New UM research confirms generally understood aspect of Flint water crisis
The team of UM researchers focused on the layer of lead scale inside ten service line samples from around Flint. Service lines connect homes and businesses to city water mains. In addition to examining pipe samples under a scanning electron microscope, the researchers pulverized the pipe linings to analyze what they're made of.
In the Flint pipes, they found a greater ratio of aluminum and magnesium to lead than is typical for lead service lines, when compared with data from 26 other water utilities.
Study co-author Brian Ellis is an assistant professor of civil and environmental engineering at the university.
He says the layer of rust that naturally develops in water pipes developed a “Swiss cheese” pattern.
“It demonstrated to be depleted with respect to lead, and we attributed this to the change in water chemistry,” said Ellis.
The UM researchers estimate that the average lead service line released 18 grams of lead during the 17 months that Flint’s tap water was without proper corrosion controls.
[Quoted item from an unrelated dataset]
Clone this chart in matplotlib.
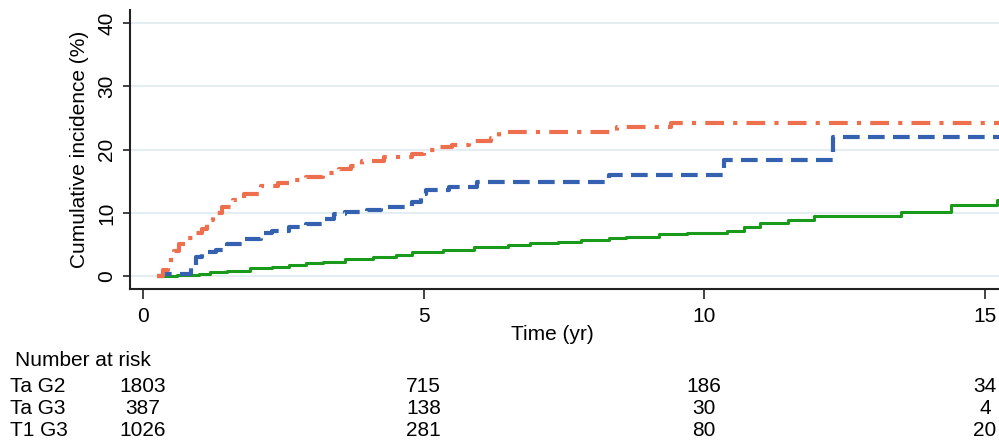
import matplotlib
matplotlib.use("Agg")
from matplotlib import pyplot as plt

plt.rcParams['font.family'] = ['Liberation Sans', 'DejaVu Sans']

# step curves: time (yr) and cumulative incidence (%)
orange_t = [0.25, 0.35, 0.45, 0.55, 0.65, 0.8, 0.95, 1.05, 1.15, 1.25, 1.4, 1.6, 1.8, 2.1, 2.4,
            2.6, 2.9, 3.2, 3.5, 3.7, 3.9, 4.3, 4.8, 5.0, 5.3, 5.5, 5.8, 6.2, 6.35, 8.45, 9.4]
orange_y = [0.0, 1.0, 2.5, 4.0, 5.0, 6.0, 6.8, 7.5, 8.8, 10.0, 11.0, 12.0, 13.0, 14.2, 14.8,
            15.2, 15.6, 16.3, 17.0, 17.4, 18.2, 18.8, 19.3, 19.9, 20.4, 20.8, 21.4, 21.9, 22.8, 23.6, 24.2]

blue_t = [0.25, 0.35, 0.85, 0.95, 1.05, 1.3, 1.5, 1.8, 2.1, 2.3, 2.6, 2.9, 3.2, 3.4, 3.6,
          4.0, 4.25, 4.8, 4.95, 5.05, 5.45, 5.95, 8.3, 10.36, 12.3]
blue_y = [0.0, 0.4, 1.5, 3.0, 3.8, 4.2, 5.0, 5.8, 6.8, 7.2, 7.8, 8.3, 9.0, 9.8, 10.1,
          10.4, 10.9, 11.7, 13.0, 13.6, 14.1, 14.9, 16.0, 18.3, 22.0]

green_t = [0.25, 0.6, 1.0, 1.2, 1.5, 1.9, 2.3, 2.6, 2.9, 3.2, 3.6, 4.1, 4.5, 4.8, 5.35, 5.9,
           6.5, 6.9, 7.4, 7.8, 8.3, 8.6, 9.2, 9.7, 10.4, 10.7, 11.0, 11.5, 11.96, 13.5, 14.4, 15.22]
green_y = [0.0, 0.2, 0.4, 0.6, 0.8, 1.2, 1.5, 1.7, 2.0, 2.3, 2.7, 3.0, 3.4, 3.8, 4.2, 4.6,
           4.9, 5.2, 5.4, 5.7, 6.0, 6.2, 6.6, 6.8, 7.2, 7.8, 8.4, 8.8, 9.5, 10.1, 11.2, 12.0]

x_ticks = [0, 5, 10, 15]
y_ticks = [0, 10, 20, 30, 40]

groups = ["Ta G2", "Ta G3", "T1 G3"]
at_risk = [[1803, 715, 186, 34],
           [387, 138, 30, 4],
           [1026, 281, 80, 20]]

X_MAX = 15.25
FS = 15

fig = plt.figure(figsize=(9.99, 4.43), dpi=100)
ax = fig.add_axes([130 / 999, 1 - 289 / 443, 1 - 130 / 999, (289 - 10) / 443])

for t, y, col, ls, lw in [(green_t, green_y, "#1a9a1a", "-", 2.2),
                          (blue_t, blue_y, "#3462b0", (0, (4, 2)), 3.0),
                          (orange_t, orange_y, "#ee6f4e", (0, (4.5, 2.2, 1, 2.2)), 3.0)]:
    ax.step(t + [X_MAX], y + [y[-1]], where="post", color=col, linestyle=ls, linewidth=lw,
            solid_capstyle="butt", dash_capstyle="butt")

ax.set_xlim(-0.23, X_MAX)
ax.set_ylim(-2.05, 42.1)
ax.set_xticks(x_ticks)
ax.set_yticks(y_ticks)
ax.set_yticklabels([str(v) for v in y_ticks], rotation=90, va="center")
ax.tick_params(axis="x", length=7, width=1.2, labelsize=FS, pad=6, color="#222222")
ax.tick_params(axis="y", length=5, width=1.2, labelsize=FS, pad=5, color="#222222")
ax.grid(axis="y", color="#e4edf2", linewidth=1.5)
ax.set_axisbelow(True)
for s in ["top", "right"]:
    ax.spines[s].set_visible(False)
for s in ["left", "bottom"]:
    ax.spines[s].set_linewidth(1.5)
    ax.spines[s].set_color("#222222")
ax.set_ylabel("Cumulative incidence (%)", fontsize=FS, labelpad=6)

fig.text(552 / 999, 1 - 334 / 443, "Time (yr)", fontsize=FS, ha="center", va="center")

# number at risk table
fig.text(15 / 999, 1 - 361 / 443, "Number at risk", fontsize=FS, ha="left", va="center")
row_y = [386, 408, 430]
for g, counts, py in zip(groups, at_risk, row_y):
    fig.text(10 / 999, 1 - py / 443, g, fontsize=FS, ha="left", va="center")
    for xt, n in zip(x_ticks, counts):
        xf = ax.transData.transform((xt, 0))[0] / fig.bbox.width
        fig.text(xf, 1 - py / 443, str(n), fontsize=FS, ha="center", va="center")

fig.savefig("out.png", dpi=100)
"If we average that release over the entire period the city received Flint River water, it would suggest that, on average, the lead concentration would be at least twice the EPA action level of 15 parts per billion," said Terese Olson, an associate professor of civil and environmental engineering and lead author of a study.
The researchers are now doing some house hunting in Flint. They are looking for a home with a lead service line where the water service has been cut off since 2014. The researchers want to use the home to verify their prediction of the amount of lead released by analyzing a lead service line that was not exposed to the corrosive Flint water.
The study is published in the journal Environmental Science and Technology Letters.